Strings in PHP: Encoding, UTF-8, and Source File Format Considerations
In PHP, strings are sequences of bytes, not necessarily characters. This means PHP does not inherently enforce UTF-8 or any specific encoding—strings are just raw data until you process them.
Are Strings in PHP UTF-8?
PHP strings are binary-safe, meaning they can store UTF-8, ASCII, or any other encoding, but PHP itself does not assume UTF-8 unless explicitly handled.
Unlike languages like Python 3, PHP does not automatically treat strings as UTF-8.
Example: UTF-8 vs. Non-UTF-8
$str_utf8 = "Hello 😊"; // This is UTF-8 encoded text echo strlen($str_utf8); // Output may vary based on encoding
- "strlen()" returns the number of bytes, not characters.

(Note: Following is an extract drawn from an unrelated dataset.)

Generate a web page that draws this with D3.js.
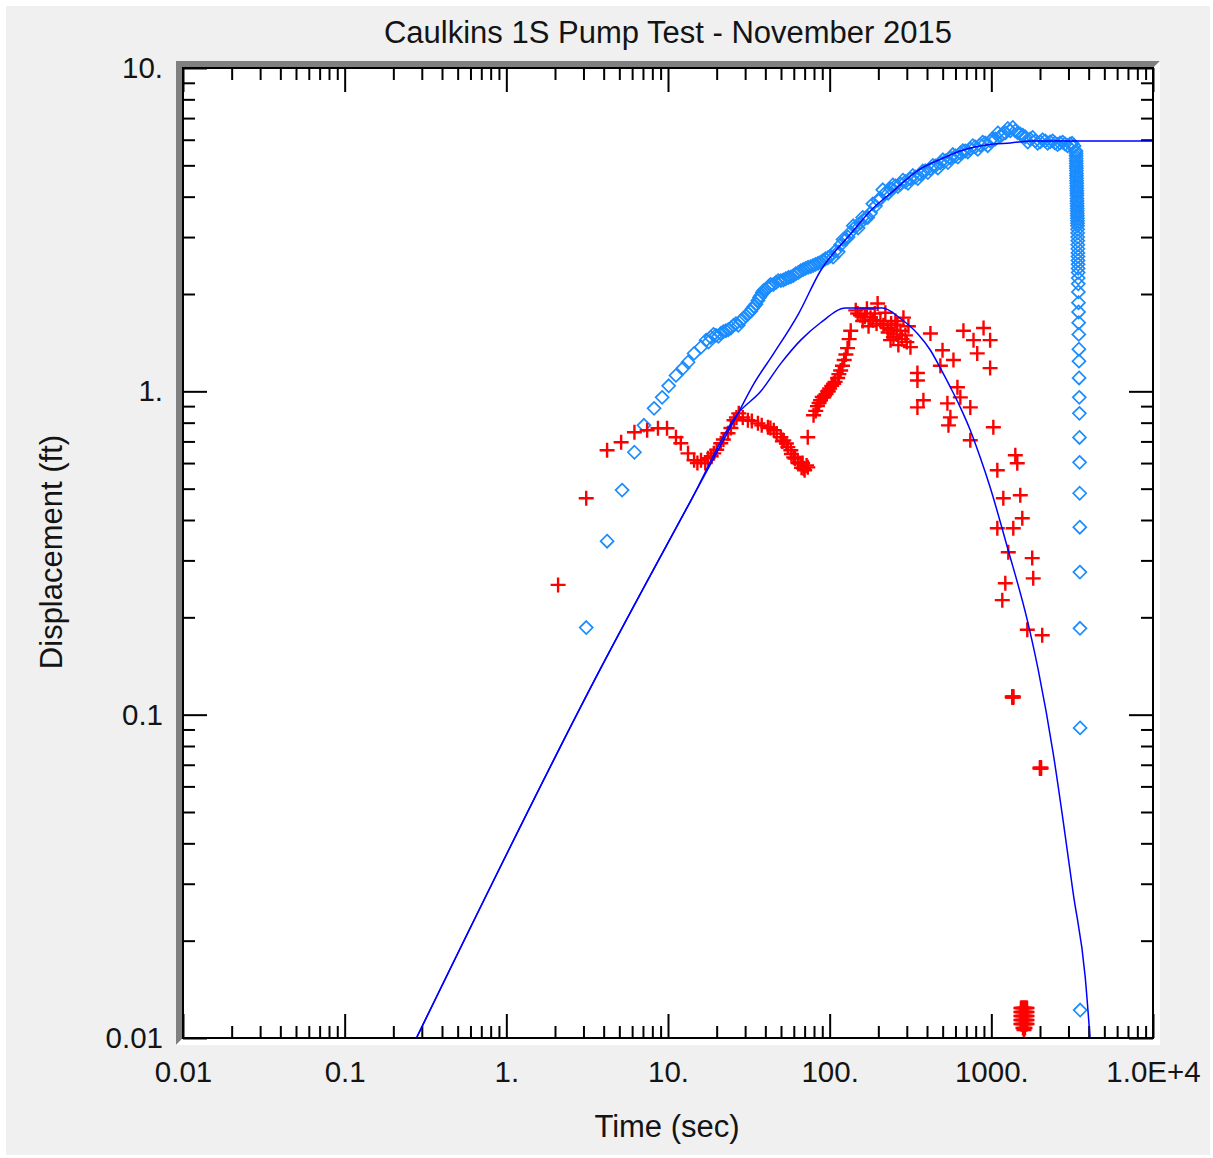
<!DOCTYPE html>
<html>
<head>
<meta charset="utf-8">
<script src="https://cdn.jsdelivr.net/npm/d3@7"></script>
<style>
  html, body { margin: 0; padding: 0; background: #ffffff; }
  svg { display: block; }
  text { font-family: "Liberation Sans", Arial, sans-serif; fill: #141414; }
</style>
</head>
<body>
<svg id="chart" width="1213" height="1158"></svg>
<script>
// ---------------- data ----------------
const chartTitle = "Caulkins 1S Pump Test - November 2015";
const xAxisTitle = "Time (sec)";
const yAxisTitle = "Displacement (ft)";

const xTickValues = [0.01, 0.1, 1, 10, 100, 1000, 10000];
const xTickLabels = ["0.01", "0.1", "1.", "10.", "100.", "1000.", "1.0E+4"];
const yTickValues = [0.01, 0.1, 1, 10];
const yTickLabels = ["0.01", "0.1", "1.", "10."];

// observation well 1 (blue diamonds): [time sec, displacement ft]
const obsBlue = [
  [3.12,0.186],[4.2,0.344],[5.2,0.495],[6.2,0.648],[7.1,0.785],[8.2,0.886],[9.2,0.958],
  [10.1,1.04],[11.2,1.12],[12.4,1.18],[13.3,1.23],[14.5,1.31],[16.0,1.37],
  [17.2,1.44],[18.4,1.47],[19.8,1.49],[21.2,1.51],[22.8,1.54],[24.5,1.57],[26.3,1.62],
  [28.2,1.65],[30.3,1.71],[32.5,1.77],[34.0,1.83],[36.0,1.91],[37.5,1.98],[39.1,2.05],
  [41.5,2.09],[43.2,2.14],[46.5,2.17],[49.9,2.20],[53.5,2.23],[57.5,2.26],[61.7,2.31],
  [66.2,2.36],[71.0,2.40],[76.3,2.43],[81.8,2.47],[87.8,2.51],[94.2,2.57],[101,2.62],
  [109,2.72],[117,2.84],[126,2.96],[135,3.11],[145,3.23],[155,3.32],[167,3.44],[179,3.56],
  [192,3.74],[206,3.94],[221,4.11],[238,4.23],[255,4.32],[274,4.38],[294,4.45],[316,4.54],
  [339,4.60],[364,4.70],[391,4.81],[420,4.88],[451,4.98],[484,5.09],[520,5.16],[558,5.27],
  [599,5.35],[643,5.46],[690,5.54],[741,5.62],[795,5.70],[853,5.78],[916,5.86],[983,5.95],
  [1059,6.03],[1137,6.16],[1220,6.30],[1310,6.39],[1407,6.39],[1510,6.25],[1621,6.12],
  [1740,6.03],[1868,5.95],[2005,5.91],[2152,5.95],[2310,5.91],[2480,5.86],[2660,5.86],
  [2860,5.82],[3070,5.82],[3250,5.74],
  [17.8,1.42],[19.1,1.50],[20.5,1.48],[22,1.53],[23.6,1.55],[25.4,1.60],[27.2,1.60],
  [29.2,1.68],[31.4,1.74],[33.2,1.80],[35,1.86],[36.8,1.95],[38.3,2.02],[40.3,2.06],
  [42.3,2.12],[44.8,2.14],[48,2.20],[51.7,2.21],[55.5,2.25],[59.6,2.28],[64,2.33],
  [68.6,2.38],[73.6,2.42],[79,2.45],[84.8,2.49],[91,2.54],[97.5,2.59],
  [105,2.60],[113,2.70],[121,2.95],[130,3.00],[140,3.25],[150,3.20],[160,3.45],[172,3.45],
  [185,3.80],[199,3.90],[213,4.20],[230,4.10],[246,4.35],[264,4.30],[284,4.50],[305,4.40],
  [327,4.65],[351,4.55],[377,4.80],[405,4.75],[435,5.00],[467,4.90],[502,5.20],[539,5.10],
  [578,5.40],[621,5.30],[666,5.55],[715,5.50],[768,5.75],[824,5.60],[884,5.90],[950,5.75],
  [1020,6.05],[1098,6.30],[1178,6.25],[1265,6.50],[1358,6.55],[1458,6.30],[1565,6.20],
  [1680,5.90],[1800,6.10],[1935,5.85],[2078,6.00],[2230,5.85],[2395,5.95],[2570,5.80],
  [2760,5.90],[2960,5.75],[3160,5.85],
  [3340,5.54],[3345,5.35],[3350,5.16],[3355,4.98],[3360,4.81],[3365,4.64],[3370,4.48],
  [3375,4.32],[3380,4.17],[3385,4.03],[3390,3.88],[3395,3.74],[3400,3.61],[3405,3.49],
  [3410,3.37],[3415,3.25],[3420,3.09],[3425,2.92],[3430,2.76],[3435,2.61],[3440,2.47],
  [3445,2.33],[3450,2.15],[3455,2.03],[3460,1.88],[3465,1.76],[3470,1.63],[3475,1.50],
  [3480,1.35],[3485,1.24],[3490,1.10],[3500,0.958],[3505,0.855],[3510,0.72],[3515,0.603],
  [3520,0.484],[3525,0.38],[3530,0.276],[3535,0.185],[3540,0.091],[3545,0.0122],
  [3342,5.45],[3347,5.25],[3352,5.07],[3357,4.90],[3362,4.72],[3367,4.56],[3372,4.40],
  [3377,4.25],[3382,4.10],[3387,3.95],[3392,3.81],[3397,3.68],[3402,3.55],[3407,3.43],
  [3412,3.31],[3417,3.17],[3422,3.00],[3427,2.84],[3432,2.68],[3437,2.54],[3442,2.40],
  [3447,2.24]
];

// observation well 2 (red crosses): [time sec, displacement ft]
const obsRed = [
  [2.09,0.252],[3.12,0.467],[4.2,0.657],[5.13,0.696],[6.2,0.747],[7.43,0.758],[8.67,0.769],
  [9.86,0.769],[11.2,0.721],[12.0,0.691],[13.3,0.643],[14.5,0.612],[15.2,0.60],[16.0,0.612],
  [17.0,0.60],[17.7,0.621],[18.5,0.63],[19.2,0.643],[20,0.66],[21.2,0.691],[22,0.71],
  [23.5,0.742],[24.5,0.77],[25.6,0.814],[26.5,0.83],[27.4,0.855],[29,0.83],[31.2,0.814],
  [33,0.81],[36.0,0.796],[38,0.785],[41.5,0.774],[43,0.77],[45.1,0.758],[47,0.74],
  [49.9,0.721],[51,0.70],[52.0,0.705],[54,0.69],[55.1,0.672],[57.5,0.657],[58,0.64],
  [59.9,0.625],[61,0.62],[63.5,0.603],[64,0.60],[66.2,0.599],[67,0.58],[68,0.60],
  [69.0,0.578],[70,0.57],[72,0.59],[73.2,0.582],
  [73.2,0.721],[79.5,0.843],[82,0.87],[84,0.90],[86,0.92],[87.8,0.938],[90,0.96],
  [91.9,0.958],[93,0.97],[95,0.98],[97.2,1.0],[98,1.0],[100,1.02],[103,1.04],[105.8,1.056],
  [108,1.07],[112,1.10],[114,1.13],[117,1.16],[120,1.20],[123,1.25],[126,1.30],[129,1.36],
  [132,1.45],[135,1.54],[145,1.78],[149,1.74],[155,1.72],[160,1.65],[165,1.70],[170,1.80],
  [174,1.59],[179,1.69],[185,1.66],[190,1.74],[195,1.62],[198,1.87],[206,1.65],[215,1.60],
  [221,1.75],[228,1.57],[230,1.52],[238,1.44],[240,1.55],[240,1.62],[248,1.47],[255,1.65],
  [260,1.50],[262,1.60],[266,1.39],[274,1.54],[280,1.45],[286,1.69],[294,1.49],[300,1.42],
  [307,1.59],[316,1.37],
  [349,1.14],[349,1.08],[349,0.892],[380,0.938],[420,1.51],[484,1.20],[499,1.34],[535,0.918],
  [543,0.785],[558,0.831],[583,1.25],[617,1.03],[643,0.958],[672,1.54],[741,0.892],
  [741,0.706],[776,1.44],[818,1.31],[895,1.57],[983,1.44],[983,1.18],[1029,0.774],
  [1089,0.570],[1186,0.467],[1407,0.634],[1447,0.599],[1510,0.477],[1089,0.377],
  [1367,0.377],[1554,0.405],[1273,0.318],[1790,0.305],[1816,0.264],[1220,0.255],
  [1169,0.226],[1669,0.183],[2064,0.176],
  [1348,0.113],[1367,0.113],[1348,0.1138],[1367,0.1138],
  [2000,0.0681],[2028,0.0681],[2000,0.0686],[2028,0.0686],
  [1524,0.01238],[1547,0.01238],[1569,0.01238],[1592,0.01238],[1615,0.01238],[1638,0.01238],[1662,0.01238],
  [1524,0.01204],[1547,0.01204],[1569,0.01204],[1592,0.01204],[1615,0.01204],[1638,0.01204],[1662,0.01204],
  [1524,0.01170],[1547,0.01170],[1569,0.01170],[1592,0.01170],[1615,0.01170],[1638,0.01170],[1662,0.01170],
  [1524,0.01137],[1547,0.01137],[1569,0.01137],[1592,0.01137],[1615,0.01137],[1638,0.01137],[1662,0.01137],
  [1524,0.01105],[1547,0.01105],[1569,0.01105],[1592,0.01105],[1615,0.01105],[1638,0.01105],[1662,0.01105],
  [1569,0.01074],[1592,0.01074],[1615,0.01074],[1592,0.01059]
];

// type-curve fits (blue lines)
const fitPumping = [
  [0.278,0.01],[3.86,0.140],[13.9,0.461],[27.1,0.855],[34.0,1.056],[45.1,1.31],
  [64.3,1.74],[87.8,2.36],[135,3.07],[179,3.62],[248,4.17],[349,4.81],[505,5.27],
  [643,5.54],[1029,5.82],[1310,5.86],[1740,5.95],[10000,5.95]
];
const fitRecovery = [
  [0.278,0.01],[3.86,0.140],[13.9,0.461],[27.1,0.855],[37.5,1.0],[49.9,1.22],[66.2,1.44],
  [87.8,1.63],[126,1.81],[212,1.81],[274,1.68],[349,1.51],[420,1.34],[484,1.18],
  [558,1.03],[643,0.892],[741,0.758],[853,0.625],[983,0.505],[1255,0.33],[1669,0.196],
  [1953,0.137],[2415,0.0758],[2780,0.047],[3210,0.028],[3810,0.0154],[4080,0.01]
];

// ---------------- drawing ----------------
const svg = d3.select("#chart");
const W = 1213, H = 1158;
const L = 183, R = 1153, T = 68, B = 1038;

svg.append("rect").attr("x", 0).attr("y", 0).attr("width", W).attr("height", H).attr("fill", "#ffffff");
svg.append("rect").attr("x", 6).attr("y", 6).attr("width", 1204).attr("height", 1149).attr("fill", "#f0f0f0");

const x = d3.scaleLog().domain([0.01, 10000]).range([L, R]);
const y = d3.scaleLog().domain([0.01, 10]).range([B, T]);

// sunken bevel
svg.append("polygon")
  .attr("points", [[176,61],[1160,61],[1153,68],[183,68],[183,1038],[176,1045]].map(p => p.join(",")).join(" "))
  .attr("fill", "#808080");
svg.append("polygon")
  .attr("points", [[1160,61],[1160,1045],[176,1045],[183,1038],[1153,1038],[1153,68]].map(p => p.join(",")).join(" "))
  .attr("fill", "#ffffff");
svg.append("rect").attr("x", L).attr("y", T).attr("width", R - L).attr("height", B - T).attr("fill", "#ffffff");

// ticks
const isPow10 = v => Math.abs(Math.log10(v) - Math.round(Math.log10(v))) < 1e-6;
const xMinor = x.ticks().filter(v => !isPow10(v));
const yMinor = y.ticks().filter(v => !isPow10(v));

function styleAxis(g) {
  g.select(".domain").remove();
  g.selectAll("line").attr("stroke", "#000").attr("stroke-width", 2);
  g.selectAll("text").style("font-family", '"Liberation Sans", Arial, sans-serif')
    .style("font-size", "29.5px").attr("fill", "#141414");
}

svg.append("g").attr("transform", `translate(0,${B})`)
  .call(d3.axisBottom(x).tickValues(xTickValues).tickSize(-24).tickPadding(23)
    .tickFormat((d, i) => xTickLabels[i])).call(styleAxis);
svg.append("g").attr("transform", `translate(0,${B})`)
  .call(d3.axisBottom(x).tickValues(xMinor).tickSize(-12).tickFormat("")).call(styleAxis);
svg.append("g").attr("transform", `translate(0,${T})`)
  .call(d3.axisTop(x).tickValues(xTickValues).tickSize(-24).tickFormat("")).call(styleAxis);
svg.append("g").attr("transform", `translate(0,${T})`)
  .call(d3.axisTop(x).tickValues(xMinor).tickSize(-12).tickFormat("")).call(styleAxis);

svg.append("g").attr("transform", `translate(${L},0)`)
  .call(d3.axisLeft(y).tickValues(yTickValues).tickSize(-24).tickPadding(20)
    .tickFormat((d, i) => yTickLabels[i])).call(styleAxis);
svg.append("g").attr("transform", `translate(${L},0)`)
  .call(d3.axisLeft(y).tickValues(yMinor).tickSize(-12).tickFormat("")).call(styleAxis);
svg.append("g").attr("transform", `translate(${R},0)`)
  .call(d3.axisRight(y).tickValues(yTickValues).tickSize(-24).tickFormat("")).call(styleAxis);
svg.append("g").attr("transform", `translate(${R},0)`)
  .call(d3.axisRight(y).tickValues(yMinor).tickSize(-12).tickFormat("")).call(styleAxis);

// clip
svg.append("clipPath").attr("id", "plotclip")
  .append("rect").attr("x", L).attr("y", T).attr("width", R - L).attr("height", B - T);
const plot = svg.append("g").attr("clip-path", "url(#plotclip)");

// diamonds
plot.append("g").selectAll("path").data(obsBlue).join("path")
  .attr("transform", d => `translate(${x(d[0])},${y(d[1])})`)
  .attr("d", "M0,-6.5L6.5,0L0,6.5L-6.5,0Z")
  .attr("fill", "none").attr("stroke", "#1a8cff").attr("stroke-width", 1.7);

// crosses
plot.append("g").selectAll("path").data(obsRed).join("path")
  .attr("transform", d => `translate(${x(d[0])},${y(d[1])})`)
  .attr("d", "M-7.5,0H7.5M0,-7.5V7.5")
  .attr("fill", "none").attr("stroke", "#ff0000").attr("stroke-width", 2.4);

// fitted curves
const lineGen = d3.line().x(d => x(d[0])).y(d => y(d[1])).curve(d3.curveMonotoneX);
[fitPumping, fitRecovery].forEach(s => {
  plot.append("path").datum(s).attr("d", lineGen)
    .attr("fill", "none").attr("stroke", "#0000ff").attr("stroke-width", 1.5);
});

// frame
svg.append("rect").attr("x", L).attr("y", T).attr("width", R - L).attr("height", B - T)
  .attr("fill", "none").attr("stroke", "#000").attr("stroke-width", 2);

// titles
svg.append("text").attr("x", 668).attr("y", 43).attr("text-anchor", "middle")
  .style("font-size", "31px").text(chartTitle);
svg.append("text").attr("x", 667).attr("y", 1137).attr("text-anchor", "middle")
  .style("font-size", "31px").text(xAxisTitle);
svg.append("text").attr("transform", "translate(62,552) rotate(-90)").attr("text-anchor", "middle")
  .style("font-size", "31px").text(yAxisTitle);
</script>
</body>
</html>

- UTF-8 characters may take multiple bytes, so "strlen("😊")" is not 1 (it's 4 bytes in UTF-8).
To handle UTF-8 properly, use "mb_strlen()" from the mbstring extension:
echo mb_strlen($str_utf8, "UTF-8"); // Outputs correct character count
Does PHP Source File Encoding Matter?
Yes, it does matter how a PHP source file is encoded, especially when working with string literals.
UTF-8 vs. ANSI (Windows-1252, ISO-8859-1, etc.)
- If the PHP source file is saved as ANSI (Windows-1252, ISO-8859-1, etc.), non-ASCII characters in string literals may not display correctly.
- If saved as UTF-8 (without BOM), PHP can properly handle multibyte characters.
Example of Encoding Issues
Case 1: Source File Saved as UTF-8 (Recommended)
$str = "Café"; echo $str; // Correctly outputs: Café
- This works as expected because UTF-8 preserves special characters.
Case 2: Source File Saved as ANSI (Windows-1252)
$str = "Café"; echo $str;
- The output may display incorrectly if PHP expects UTF-8 but the file is ANSI.
- PHP treats the raw bytes as UTF-8 (by default in modern environments).
- The character é (é in Windows-1252 = 0xE9) gets misinterpreted if read as UTF-8.
How to Ensure Correct Encoding
Save PHP files as "UTF-8 without BOM" in text editors.